• Problem to work on:
Can you write out all the lines word for word, with no pictures?

• Source material:
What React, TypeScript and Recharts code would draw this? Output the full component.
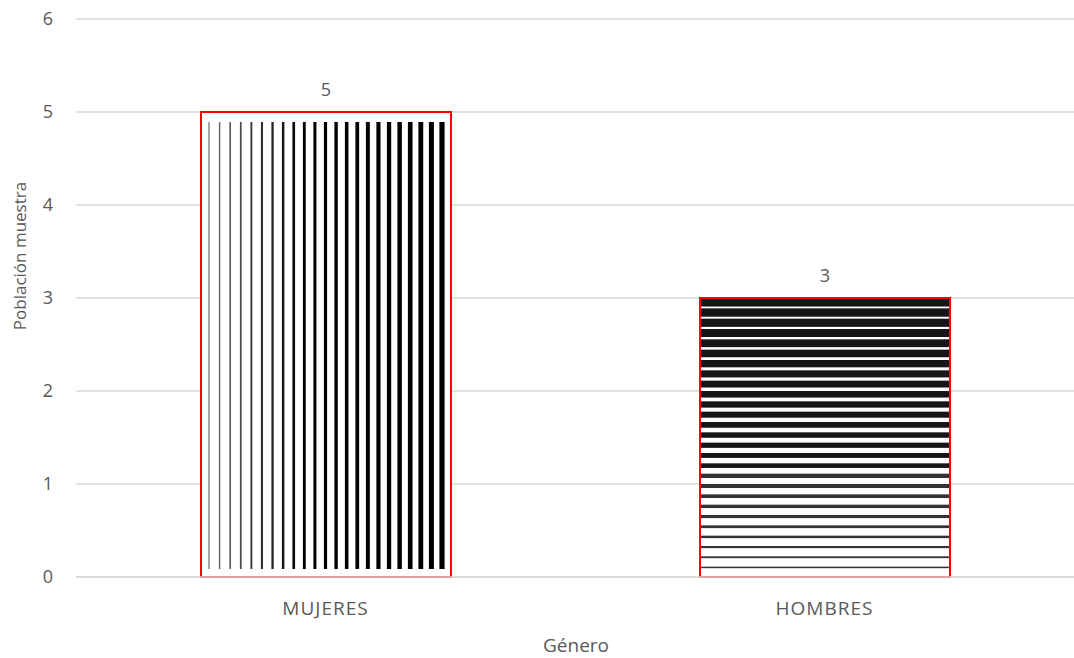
import { BarChart, Bar, XAxis, YAxis, CartesianGrid, LabelList } from "recharts";

const categories = ["MUJERES", "HOMBRES"];
const counts = [5, 3];
const yTicks = [0, 1, 2, 3, 4, 5, 6];

// stripe settings for each bar's fill
const VERTICAL_STRIPES = 23;
const HORIZONTAL_STRIPES = 27;

const data = categories.map((genero, i) => ({ genero, poblacion: counts[i] }));

const FONT = "'Open Sans', sans-serif";
const TEXT = "#595959";
const GRID = "#d9d9d9";

function grey(t: number) {
  const v = Math.round(110 * (1 - t));
  return `rgb(${v},${v},${v})`;
}

function StripedBar(props: any) {
  const { x, y, width, height, index } = props;
  const stripes: JSX.Element[] = [];

  if (index === 0) {
    // vertical bars getting thicker to the right
    const start = x + 8;
    const end = x + width - 9;
    const step = (end - start) / (VERTICAL_STRIPES - 1);
    for (let i = 0; i < VERTICAL_STRIPES; i++) {
      const t = i / (VERTICAL_STRIPES - 1);
      const w = 1.2 + t * 4;
      stripes.push(
        <rect
          key={i}
          x={start + i * step - w / 2}
          y={y + 10}
          width={w}
          height={Math.max(0, height - 18)}
          fill={grey(Math.min(1, t * 2.5))}
        />
      );
    }
  } else {
    // horizontal bands thinning towards the bottom
    const step = height / HORIZONTAL_STRIPES;
    for (let i = 0; i < HORIZONTAL_STRIPES; i++) {
      const t = i / (HORIZONTAL_STRIPES - 1);
      const h = step - 1.8 - Math.pow(t, 1.2) * (step - 3.3);
      stripes.push(
        <rect
          key={i}
          x={x}
          y={y + i * step}
          width={width}
          height={h}
          fill={t < 0.65 ? "#161616" : "#333"}
        />
      );
    }
  }

  return (
    <g>
      <rect x={x} y={y} width={width} height={height} fill="#fff" />
      {stripes}
      <rect x={x} y={y} width={width} height={height} fill="none" stroke="#ff0000" strokeWidth={2} />
    </g>
  );
}

export default function App() {
  return (
    <div style={{ position: "absolute", left: 0, top: 0, background: "#fff" }}>
      <BarChart
        width={1074}
        height={658}
        data={data}
        margin={{ top: 19, right: 0, bottom: 0, left: 0 }}
        style={{ fontFamily: FONT }}
      >
        <CartesianGrid vertical={false} stroke={GRID} strokeWidth={1.5} />
        <XAxis
          dataKey="genero"
          height={81}
          axisLine={{ stroke: GRID, strokeWidth: 1.5 }}
          tickLine={false}
          tickMargin={19}
          tick={{ fill: TEXT, fontSize: 19, fontFamily: FONT, letterSpacing: 1 }}
          label={{
            content: () => (
              <text
                x={576}
                y={645}
                textAnchor="middle"
                dominantBaseline="central"
                fill={TEXT}
                fontSize={19}
                fontFamily={FONT}
              >
                Género
              </text>
            ),
          }}
        />
        <YAxis
          width={76}
          domain={[0, 6]}
          ticks={yTicks}
          axisLine={false}
          tickLine={false}
          tickMargin={17}
          tick={{ fill: TEXT, fontSize: 18, fontFamily: FONT }}
          label={{
            content: () => (
              <text
                transform="translate(19,256) rotate(-90)"
                textAnchor="middle"
                dominantBaseline="central"
                fill={TEXT}
                fontSize={17}
                fontFamily={FONT}
              >
                Población muestra
              </text>
            ),
          }}
        />
        <Bar
          dataKey="poblacion"
          barSize={250}
          isAnimationActive={false}
          shape={(p: any) => <StripedBar {...p} />}
        >
          <LabelList
            dataKey="poblacion"
            position="top"
            offset={16}
            fill={TEXT}
            fontSize={18}
            fontFamily={FONT}
          />
        </Bar>
      </BarChart>
    </div>
  );
}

• Result below:
What React, TypeScript and Recharts code would draw this? Output the full component.
import { BarChart, Bar, XAxis, YAxis, CartesianGrid, LabelList } from "recharts";

const categories = ["MUJERES", "HOMBRES"];
const counts = [5, 3];
const yTicks = [0, 1, 2, 3, 4, 5, 6];

// stripe settings for each bar's fill
const VERTICAL_STRIPES = 23;
const HORIZONTAL_STRIPES = 27;

const data = categories.map((genero, i) => ({ genero, poblacion: counts[i] }));

const FONT = "'Open Sans', sans-serif";
const TEXT = "#595959";
const GRID = "#d9d9d9";

function grey(t: number) {
  const v = Math.round(110 * (1 - t));
  return `rgb(${v},${v},${v})`;
}

function StripedBar(props: any) {
  const { x, y, width, height, index } = props;
  const stripes: JSX.Element[] = [];

  if (index === 0) {
    // vertical bars getting thicker to the right
    const start = x + 8;
    const end = x + width - 9;
    const step = (end - start) / (VERTICAL_STRIPES - 1);
    for (let i = 0; i < VERTICAL_STRIPES; i++) {
      const t = i / (VERTICAL_STRIPES - 1);
      const w = 1.2 + t * 4;
      stripes.push(
        <rect
          key={i}
          x={start + i * step - w / 2}
          y={y + 10}
          width={w}
          height={Math.max(0, height - 18)}
          fill={grey(Math.min(1, t * 2.5))}
        />
      );
    }
  } else {
    // horizontal bands thinning towards the bottom
    const step = height / HORIZONTAL_STRIPES;
    for (let i = 0; i < HORIZONTAL_STRIPES; i++) {
      const t = i / (HORIZONTAL_STRIPES - 1);
      const h = step - 1.8 - Math.pow(t, 1.2) * (step - 3.3);
      stripes.push(
        <rect
          key={i}
          x={x}
          y={y + i * step}
          width={width}
          height={h}
          fill={t < 0.65 ? "#161616" : "#333"}
        />
      );
    }
  }

  return (
    <g>
      <rect x={x} y={y} width={width} height={height} fill="#fff" />
      {stripes}
      <rect x={x} y={y} width={width} height={height} fill="none" stroke="#ff0000" strokeWidth={2} />
    </g>
  );
}

export default function App() {
  return (
    <div style={{ position: "absolute", left: 0, top: 0, background: "#fff" }}>
      <BarChart
        width={1074}
        height={658}
        data={data}
        margin={{ top: 19, right: 0, bottom: 0, left: 0 }}
        style={{ fontFamily: FONT }}
      >
        <CartesianGrid vertical={false} stroke={GRID} strokeWidth={1.5} />
        <XAxis
          dataKey="genero"
          height={81}
          axisLine={{ stroke: GRID, strokeWidth: 1.5 }}
          tickLine={false}
          tickMargin={19}
          tick={{ fill: TEXT, fontSize: 19, fontFamily: FONT, letterSpacing: 1 }}
          label={{
            content: () => (
              <text
                x={576}
                y={645}
                textAnchor="middle"
                dominantBaseline="central"
                fill={TEXT}
                fontSize={19}
                fontFamily={FONT}
              >
                Género
              </text>
            ),
          }}
        />
        <YAxis
          width={76}
          domain={[0, 6]}
          ticks={yTicks}
          axisLine={false}
          tickLine={false}
          tickMargin={17}
          tick={{ fill: TEXT, fontSize: 18, fontFamily: FONT }}
          label={{
            content: () => (
              <text
                transform="translate(19,256) rotate(-90)"
                textAnchor="middle"
                dominantBaseline="central"
                fill={TEXT}
                fontSize={17}
                fontFamily={FONT}
              >
                Población muestra
              </text>
            ),
          }}
        />
        <Bar
          dataKey="poblacion"
          barSize={250}
          isAnimationActive={false}
          shape={(p: any) => <StripedBar {...p} />}
        >
          <LabelList
            dataKey="poblacion"
            position="top"
            offset={16}
            fill={TEXT}
            fontSize={18}
            fontFamily={FONT}
          />
        </Bar>
      </BarChart>
    </div>
  );
}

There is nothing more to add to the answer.